As determined as I was to not relent in my quest for fun and relaxation on this trip, I was quickly figuring out that maybe the relaxation part was what I should focus on, so we headed home and I made my way onto the back patio to visit with the Girl and her Mom. I had the new Harry Potter book with me, but also my pliers and tweezers, in order to have another go at the palm of my left hand, still peppered with microscopic cactus needles.

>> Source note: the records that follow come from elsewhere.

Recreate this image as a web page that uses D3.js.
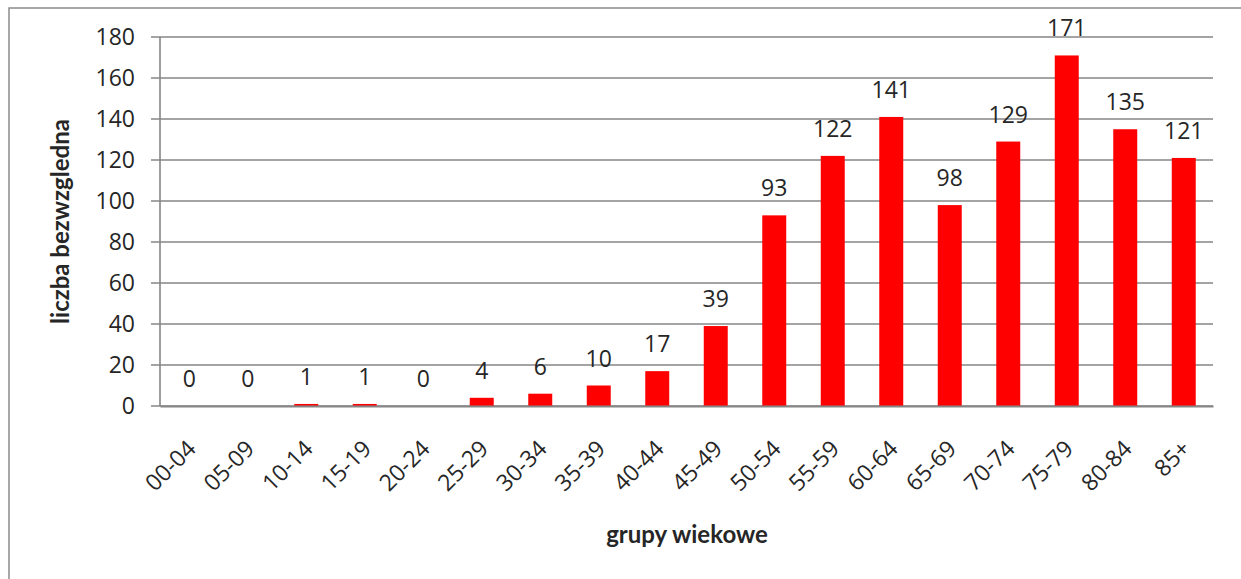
<!DOCTYPE html>
<html>
<head>
<meta charset="utf-8">
<script src="https://cdn.jsdelivr.net/npm/d3@7"></script>
<style>
  body { margin: 0; background: #fff; }
  svg { display: block; }
</style>
</head>
<body>
<div id="chart"></div>
<script>
// age groups and absolute counts
const groups = ['00-04', '05-09', '10-14', '15-19', '20-24', '25-29', '30-34', '35-39', '40-44',
  '45-49', '50-54', '55-59', '60-64', '65-69', '70-74', '75-79', '80-84', '85+'];
const counts = [0, 0, 1, 1, 0, 4, 6, 10, 17, 39, 93, 122, 141, 98, 129, 171, 135, 121];
const yTicks = [0, 20, 40, 60, 80, 100, 120, 140, 160, 180];

const W = 1241, H = 579;
const margin = {top: 37, right: 28, bottom: 173, left: 160};
const width = W - margin.left - margin.right;
const height = H - margin.top - margin.bottom;

const svg = d3.select('#chart').append('svg')
  .attr('width', W)
  .attr('height', H);

// outer frame (right / bottom fall outside the picture)
svg.append('rect')
  .attr('x', 9).attr('y', 8)
  .attr('width', W + 20).attr('height', H + 20)
  .attr('fill', 'none')
  .attr('stroke', '#8c8c8c')
  .attr('stroke-width', 1.5);

const g = svg.append('g')
  .attr('transform', `translate(${margin.left},${margin.top})`);

const x = d3.scaleBand()
  .domain(groups)
  .range([0, width])
  .paddingInner(0.59)
  .paddingOuter(0.295);

const y = d3.scaleLinear()
  .domain([0, 180])
  .range([height, 0]);

// gridlines
g.append('g')
  .selectAll('line')
  .data(yTicks)
  .enter()
  .append('line')
  .attr('x1', -9)
  .attr('x2', width)
  .attr('y1', d => y(d))
  .attr('y2', d => y(d))
  .attr('stroke', '#868686')
  .attr('stroke-width', 1.4);

// y axis labels
const yAxis = g.append('g')
  .call(d3.axisLeft(y).tickValues(yTicks).tickSize(0).tickPadding(25));
yAxis.select('.domain').remove();
yAxis.selectAll('text')
  .attr('fill', '#262626')
  .style('font-family', '"Open Sans", sans-serif')
  .style('font-size', '23px');

// bars
g.append('g')
  .selectAll('rect')
  .data(counts)
  .enter()
  .append('rect')
  .attr('x', (d, i) => x(groups[i]))
  .attr('y', d => y(d))
  .attr('width', x.bandwidth())
  .attr('height', d => height - y(d))
  .attr('fill', '#ff0000');

// value labels
g.append('g')
  .selectAll('text')
  .data(counts)
  .enter()
  .append('text')
  .attr('x', (d, i) => x(groups[i]) + x.bandwidth() / 2)
  .attr('y', d => y(d) - 19)
  .attr('text-anchor', 'middle')
  .attr('fill', '#262626')
  .style('font-family', '"Open Sans", sans-serif')
  .style('font-size', '23px')
  .text(d => d);

// y axis line
g.append('line')
  .attr('x1', 0).attr('x2', 0)
  .attr('y1', 0).attr('y2', height)
  .attr('stroke', '#868686')
  .attr('stroke-width', 1.6);

// x axis
const xAxis = g.append('g')
  .attr('transform', `translate(0,${height})`)
  .call(d3.axisBottom(x).tickSize(0));
xAxis.select('.domain')
  .attr('stroke', '#868686')
  .attr('stroke-width', 2);
xAxis.selectAll('text')
  .attr('fill', '#262626')
  .style('font-family', '"Open Sans", sans-serif')
  .style('font-size', '23px')
  .attr('text-anchor', 'end')
  .attr('dy', 0)
  .attr('transform', 'translate(6,42) rotate(-45)');

// axis titles
svg.append('text')
  .attr('transform', `translate(69,${margin.top + height / 2}) rotate(-90)`)
  .attr('text-anchor', 'middle')
  .attr('fill', '#262626')
  .style('font-family', 'Lato, sans-serif')
  .style('font-weight', 'bold')
  .style('font-size', '24px')
  .text('liczba bezwzgledna');

svg.append('text')
  .attr('x', 687)
  .attr('y', 543)
  .attr('text-anchor', 'middle')
  .attr('fill', '#262626')
  .style('font-family', 'Lato, sans-serif')
  .style('font-weight', 'bold')
  .style('font-size', '24px')
  .text('grupy wiekowe');
</script>
</body>
</html>
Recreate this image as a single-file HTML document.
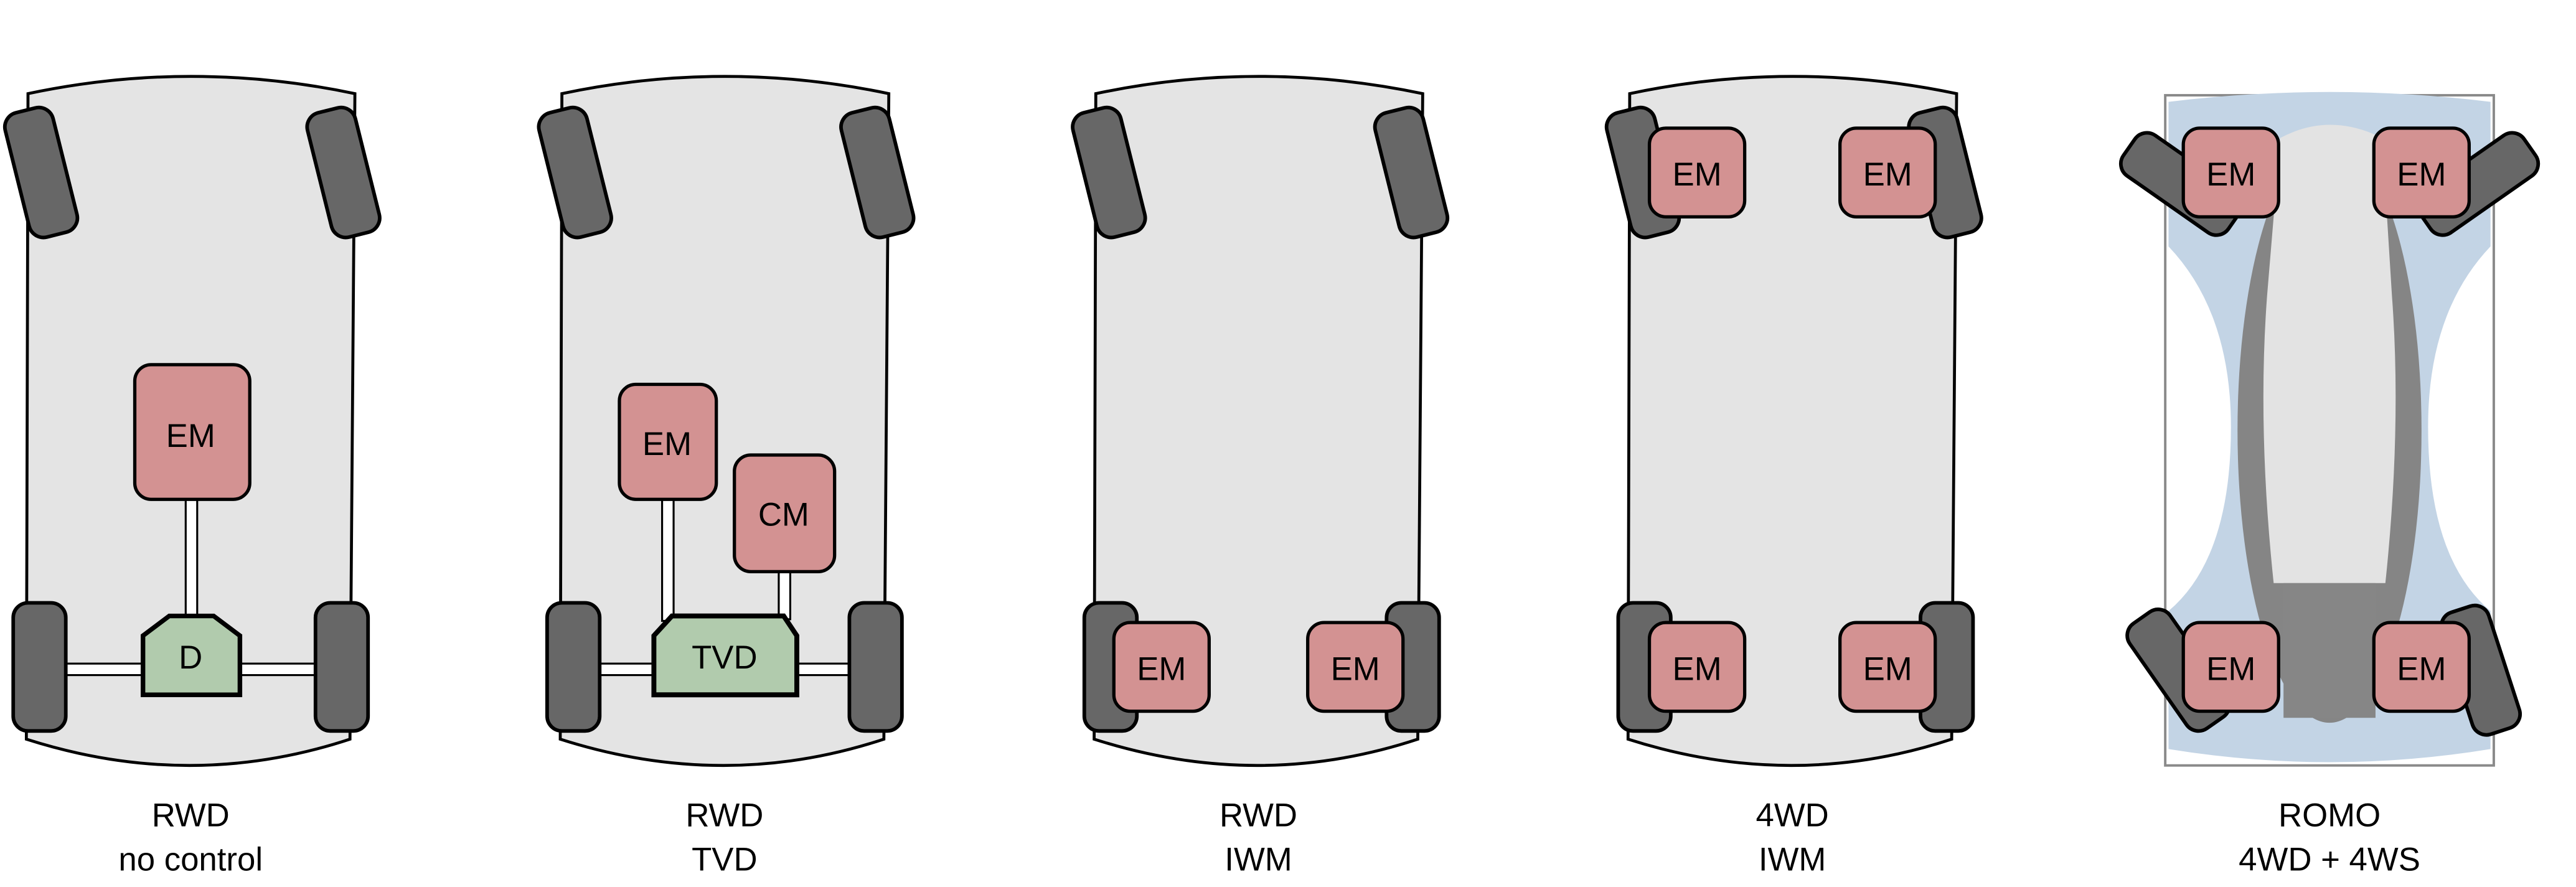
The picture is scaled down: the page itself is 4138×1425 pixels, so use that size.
<!DOCTYPE html>
<html><head><meta charset="utf-8"><style>
html,body{margin:0;padding:0;background:#fff;}
svg{display:block;}
text{font-family:"Liberation Sans",sans-serif;}
</style></head><body>
<svg width="4138" height="1425" viewBox="0 0 1568 540" xmlns="http://www.w3.org/2000/svg">
<defs>
<g id="body">
<path d="M17,57 Q116,36 216,57 L213,450 Q116,482 16,450 Z" fill="#e4e4e4" stroke="#000" stroke-width="1.8"/>
</g>
<g id="fw">
<rect x="-15" y="-39" width="30" height="78" rx="9" fill="#676767" stroke="#000" stroke-width="2.2"/>
</g>
<g id="rw">
<rect x="-16" y="-39" width="32" height="78" rx="9" fill="#676767" stroke="#000" stroke-width="2.2"/>
</g>
<g id="em">
<rect x="-29" y="-27" width="58" height="54" rx="10" fill="#d39292" stroke="#000" stroke-width="2"/>
<text x="0" y="8" font-size="20" text-anchor="middle">EM</text>
</g>
</defs>

<!-- Car 1 -->
<use href="#body"/>
<use href="#fw" transform="translate(25,105) rotate(-14)"/>
<use href="#fw" transform="translate(209,105) rotate(-14)"/>
<rect x="38" y="404" width="156" height="7" fill="#fff" stroke="#000" stroke-width="1.2"/>
<use href="#rw" transform="translate(24,406)"/>
<use href="#rw" transform="translate(208,406)"/>
<rect x="113" y="303" width="7" height="74" fill="#fff" stroke="#000" stroke-width="1.2"/>
<rect x="82" y="222" width="70" height="82" rx="10" fill="#d39292" stroke="#000" stroke-width="2"/>
<text x="116" y="272" font-size="20" text-anchor="middle">EM</text>
<path d="M87,387 L103,375 L130,375 L146,387 L146,423 L87,423 Z" fill="#b1cbad" stroke="#000" stroke-width="2.8"/>
<text x="116" y="407" font-size="20" text-anchor="middle">D</text>
<text x="116" y="503" font-size="20" text-anchor="middle">RWD</text>
<text x="116" y="530" font-size="20" text-anchor="middle">no control</text>

<!-- Car 2 -->
<g transform="translate(325,0)">
<use href="#body"/>
<use href="#fw" transform="translate(25,105) rotate(-14)"/>
<use href="#fw" transform="translate(209,105) rotate(-14)"/>
<rect x="38" y="404" width="156" height="7" fill="#fff" stroke="#000" stroke-width="1.2"/>
<use href="#rw" transform="translate(24,406)"/>
<use href="#rw" transform="translate(208,406)"/>
<rect x="78" y="303" width="7" height="75" fill="#fff" stroke="#000" stroke-width="1.2"/>
<rect x="149" y="347" width="7" height="30" fill="#fff" stroke="#000" stroke-width="1.2"/>
<rect x="52" y="234" width="59" height="70" rx="10" fill="#d39292" stroke="#000" stroke-width="2"/>
<text x="81" y="277" font-size="20" text-anchor="middle">EM</text>
<rect x="122" y="277" width="61" height="71" rx="10" fill="#d39292" stroke="#000" stroke-width="2"/>
<text x="152" y="320" font-size="20" text-anchor="middle">CM</text>
<path d="M73,387 L84,375 L152,375 L160,387 L160,423 L73,423 Z" fill="#b1cbad" stroke="#000" stroke-width="3"/>
<text x="116" y="407" font-size="20" text-anchor="middle">TVD</text>
<text x="116" y="503" font-size="20" text-anchor="middle">RWD</text>
<text x="116" y="530" font-size="20" text-anchor="middle">TVD</text>
</g>

<!-- Car 3 -->
<g transform="translate(650,0)">
<use href="#body"/>
<use href="#fw" transform="translate(25,105) rotate(-14)"/>
<use href="#fw" transform="translate(209,105) rotate(-14)"/>
<use href="#rw" transform="translate(26,406)"/>
<use href="#rw" transform="translate(210,406)"/>
<use href="#em" transform="translate(57,406)"/>
<use href="#em" transform="translate(175,406)"/>
<text x="116" y="503" font-size="20" text-anchor="middle">RWD</text>
<text x="116" y="530" font-size="20" text-anchor="middle">IWM</text>
</g>

<!-- Car 4 -->
<g transform="translate(975,0)">
<use href="#body"/>
<use href="#fw" transform="translate(25,105) rotate(-14)"/>
<use href="#fw" transform="translate(209,105) rotate(-14)"/>
<use href="#rw" transform="translate(26,406)"/>
<use href="#rw" transform="translate(210,406)"/>
<use href="#em" transform="translate(58,105)"/>
<use href="#em" transform="translate(174,105)"/>
<use href="#em" transform="translate(58,406)"/>
<use href="#em" transform="translate(174,406)"/>
<text x="116" y="503" font-size="20" text-anchor="middle">4WD</text>
<text x="116" y="530" font-size="20" text-anchor="middle">IWM</text>
</g>

<!-- Car 5 ROMO -->
<g>
<rect x="1318" y="58" width="200" height="408" fill="#fff" stroke="#8a8a8a" stroke-width="1.5"/>
<path d="M1320,62 Q1418,50 1516,62 L1516,150 Q1478,190 1478,260 Q1478,340 1516,372 L1516,456 Q1418,472 1320,456 L1320,372 Q1358,340 1358,260 Q1358,190 1320,150 Z" fill="#c3d4e5"/>
<ellipse cx="1418" cy="262" rx="56" ry="178" fill="#858585"/>
<path d="M1388,84 Q1418,68 1450,84 L1456,180 Q1462,260 1452,355 L1384,355 Q1374,260 1380,180 Z" fill="#e3e3e3"/>
<rect x="1390" y="355" width="56" height="82" fill="#868686"/>
<use href="#fw" transform="translate(1328,112) rotate(-55)"/>
<use href="#fw" transform="translate(1508,112) rotate(55)"/>
<use href="#fw" transform="translate(1326,408) rotate(-35)"/>
<use href="#fw" transform="translate(1510,408) rotate(-18)"/>
<use href="#em" transform="translate(1358,105)"/>
<use href="#em" transform="translate(1474,105)"/>
<use href="#em" transform="translate(1358,406)"/>
<use href="#em" transform="translate(1474,406)"/>
<text x="1418" y="503" font-size="20" text-anchor="middle">ROMO</text>
<text x="1418" y="530" font-size="20" text-anchor="middle">4WD + 4WS</text>
</g>
</svg>
</body></html>
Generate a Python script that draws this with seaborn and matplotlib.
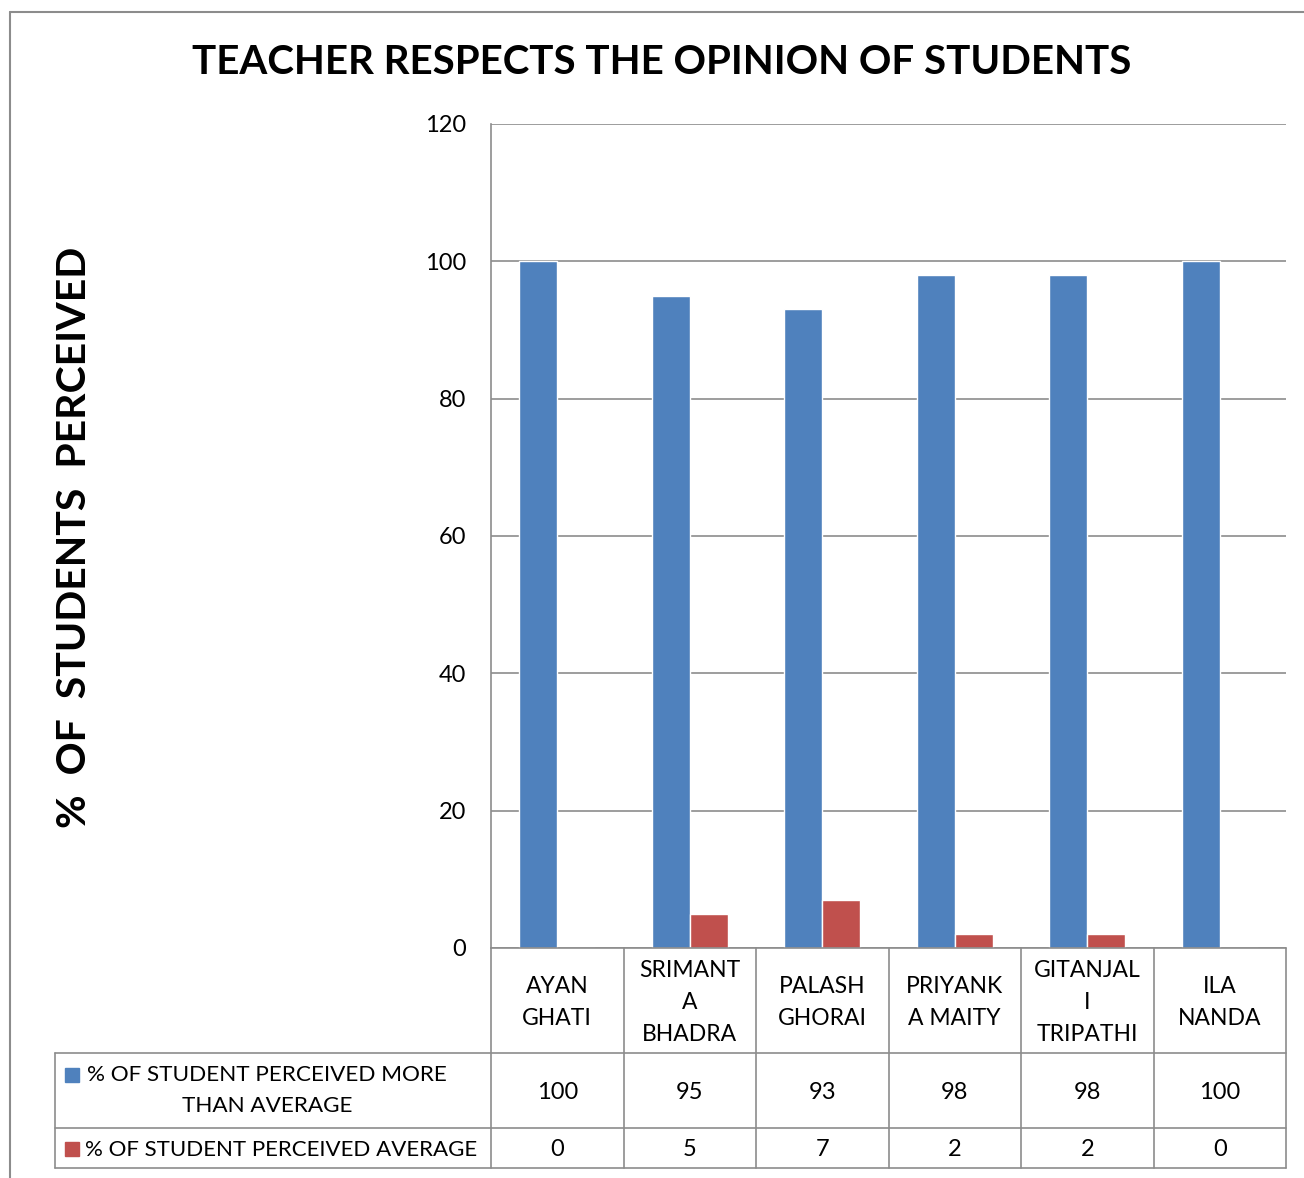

I also had a beer to aid in this task as well.
Their back patio is quite picturesque, with it’s view of the river, the mountains, and it’s newly installed, electronically extendable awning.
I was quite impressed with the job Caveman did installing the awning but, at this point, I should have at least taken note that the fact that no one that visits that house is over 5’8″ and I am almost 6’3″.
I didn’t, and when I sauntered outside to see the women-folk, I walked around the low edge of the awning to give the Girl a smooch.
*WHACK*
For the 3rd time in 18 hours, the entire right-front part of my head caved in, focusing in a 5 square-inch-area, and my brains smashed against the inside of my skull.
I managed to say that I was fine this time, even though my right eyelid shut halfway and stayed there, unblinking, for a minute or two and the bleeding had started yet again.
After I settled the women back down, I walked out into the middle of the backyard, carrying my HP book and beer, and relented to what Montana was not-so-subtly trying to tell me…
Relax.
And don’t move for a while.
I didn’t, and it was wonderful.
I’m now saddled with the prospect that my yearning for the peacefulness and tranquility of my rural mountain home, as compared to my whirlwind of a life here in Denver, is either a sign that I need to return for good someday in the not-so-distant future?
…or the fact that I’ve got severe brain damage and shouldn’t even be operating this keyboard.
Tough call.
I sure miss my home, though, so I’m inclined to believe the first one and not the idea that I’m permanently mentally disabled.
Even if I did forget my own phone number yesterday.
And my underwear.
Actually that last one’s not so bad as I didn’t have the kilt on.